──────── Records to process

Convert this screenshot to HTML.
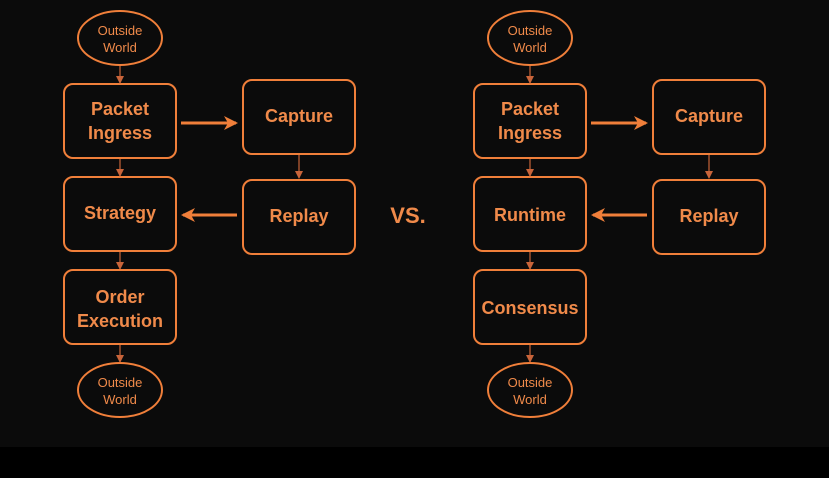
<!DOCTYPE html><html><head><style>html,body{margin:0;background:#000;overflow:hidden}svg{display:block}</style></head><body>
<svg width="829" height="478" xmlns="http://www.w3.org/2000/svg" font-family="Liberation Sans, sans-serif">
<rect width="829" height="447" fill="#0b0b0b"/>
<defs><marker id="a" markerWidth="8" markerHeight="8" refX="7" refY="4" orient="auto" markerUnits="userSpaceOnUse"><path d="M0,0 L8,4 L0,8 Z" fill="#c8643a"/></marker>
<marker id="b" markerWidth="14" markerHeight="14" refX="12" refY="7" orient="auto" markerUnits="userSpaceOnUse"><path d="M0,0 L14,7 L0,14 L4,7 Z" fill="#f07f3a"/></marker></defs>
<g id="L" fill="none" stroke="#f07f3a" stroke-width="2">
<ellipse cx="120" cy="38" rx="42" ry="27"/>
<rect x="64" y="84" width="112" height="74" rx="9"/>
<rect x="243" y="80" width="112" height="74" rx="9"/>
<rect x="64" y="177" width="112" height="74" rx="9"/>
<rect x="243" y="180" width="112" height="74" rx="9"/>
<ellipse cx="120" cy="390" rx="42" ry="27"/>
<g stroke="#c8643a" stroke-width="1.2">
<line x1="120" y1="66" x2="120" y2="83" marker-end="url(#a)"/>
<line x1="120" y1="159" x2="120" y2="176" marker-end="url(#a)"/>
<line x1="120" y1="252" x2="120" y2="269" marker-end="url(#a)"/>
<line x1="120" y1="345" x2="120" y2="362" marker-end="url(#a)"/>
<line x1="299" y1="155" x2="299" y2="178" marker-end="url(#a)"/>
</g>
<line x1="181" y1="123" x2="236" y2="123" stroke-width="3" marker-end="url(#b)"/>
<line x1="237" y1="215" x2="183" y2="215" stroke-width="3" marker-end="url(#b)"/>
</g>
<use href="#L" x="410"/>
<rect x="64" y="270" width="112" height="74" rx="9" fill="none" stroke="#f07f3a" stroke-width="2"/>
<rect x="474" y="270" width="112" height="74" rx="9" fill="none" stroke="#f07f3a" stroke-width="2"/>
<g fill="#f08a4a" font-weight="bold" text-anchor="middle" font-size="18">
<g font-size="13" font-weight="normal"><text x="120" y="35">Outside</text><text x="120" y="52">World</text>
<text x="530" y="35">Outside</text><text x="530" y="52">World</text>
<text x="120" y="387">Outside</text><text x="120" y="404">World</text>
<text x="530" y="387">Outside</text><text x="530" y="404">World</text></g>
<text x="120" y="115">Packet</text><text x="120" y="139">Ingress</text>
<text x="530" y="115">Packet</text><text x="530" y="139">Ingress</text>
<text x="299" y="122">Capture</text><text x="709" y="122">Capture</text>
<text x="120" y="219">Strategy</text><text x="530" y="221">Runtime</text>
<text x="299" y="222">Replay</text><text x="709" y="222">Replay</text>
<text x="120" y="303">Order</text><text x="120" y="327">Execution</text>
<text x="530" y="314">Consensus</text>
<text x="408" y="223" font-size="22">VS.</text>
</g>
</svg></body></html>
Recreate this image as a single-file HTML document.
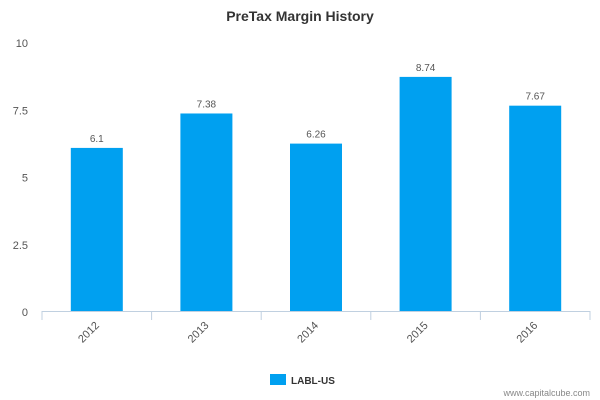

────────────────

**Exercise:** Take the listing and print it again exactly, but without any pictures.

**Final result:**
Convert this screenshot to HTML.
<!DOCTYPE html><html><head><style>html,body{margin:0;background:#000;overflow:hidden}svg{display:block}</style></head><body>
<svg width="829" height="478" xmlns="http://www.w3.org/2000/svg" font-family="Liberation Sans, sans-serif">
<rect width="829" height="447" fill="#0b0b0b"/>
<defs><marker id="a" markerWidth="8" markerHeight="8" refX="7" refY="4" orient="auto" markerUnits="userSpaceOnUse"><path d="M0,0 L8,4 L0,8 Z" fill="#c8643a"/></marker>
<marker id="b" markerWidth="14" markerHeight="14" refX="12" refY="7" orient="auto" markerUnits="userSpaceOnUse"><path d="M0,0 L14,7 L0,14 L4,7 Z" fill="#f07f3a"/></marker></defs>
<g id="L" fill="none" stroke="#f07f3a" stroke-width="2">
<ellipse cx="120" cy="38" rx="42" ry="27"/>
<rect x="64" y="84" width="112" height="74" rx="9"/>
<rect x="243" y="80" width="112" height="74" rx="9"/>
<rect x="64" y="177" width="112" height="74" rx="9"/>
<rect x="243" y="180" width="112" height="74" rx="9"/>
<ellipse cx="120" cy="390" rx="42" ry="27"/>
<g stroke="#c8643a" stroke-width="1.2">
<line x1="120" y1="66" x2="120" y2="83" marker-end="url(#a)"/>
<line x1="120" y1="159" x2="120" y2="176" marker-end="url(#a)"/>
<line x1="120" y1="252" x2="120" y2="269" marker-end="url(#a)"/>
<line x1="120" y1="345" x2="120" y2="362" marker-end="url(#a)"/>
<line x1="299" y1="155" x2="299" y2="178" marker-end="url(#a)"/>
</g>
<line x1="181" y1="123" x2="236" y2="123" stroke-width="3" marker-end="url(#b)"/>
<line x1="237" y1="215" x2="183" y2="215" stroke-width="3" marker-end="url(#b)"/>
</g>
<use href="#L" x="410"/>
<rect x="64" y="270" width="112" height="74" rx="9" fill="none" stroke="#f07f3a" stroke-width="2"/>
<rect x="474" y="270" width="112" height="74" rx="9" fill="none" stroke="#f07f3a" stroke-width="2"/>
<g fill="#f08a4a" font-weight="bold" text-anchor="middle" font-size="18">
<g font-size="13" font-weight="normal"><text x="120" y="35">Outside</text><text x="120" y="52">World</text>
<text x="530" y="35">Outside</text><text x="530" y="52">World</text>
<text x="120" y="387">Outside</text><text x="120" y="404">World</text>
<text x="530" y="387">Outside</text><text x="530" y="404">World</text></g>
<text x="120" y="115">Packet</text><text x="120" y="139">Ingress</text>
<text x="530" y="115">Packet</text><text x="530" y="139">Ingress</text>
<text x="299" y="122">Capture</text><text x="709" y="122">Capture</text>
<text x="120" y="219">Strategy</text><text x="530" y="221">Runtime</text>
<text x="299" y="222">Replay</text><text x="709" y="222">Replay</text>
<text x="120" y="303">Order</text><text x="120" y="327">Execution</text>
<text x="530" y="314">Consensus</text>
<text x="408" y="223" font-size="22">VS.</text>
</g>
</svg></body></html>
Recreate this image as a single-file HTML document.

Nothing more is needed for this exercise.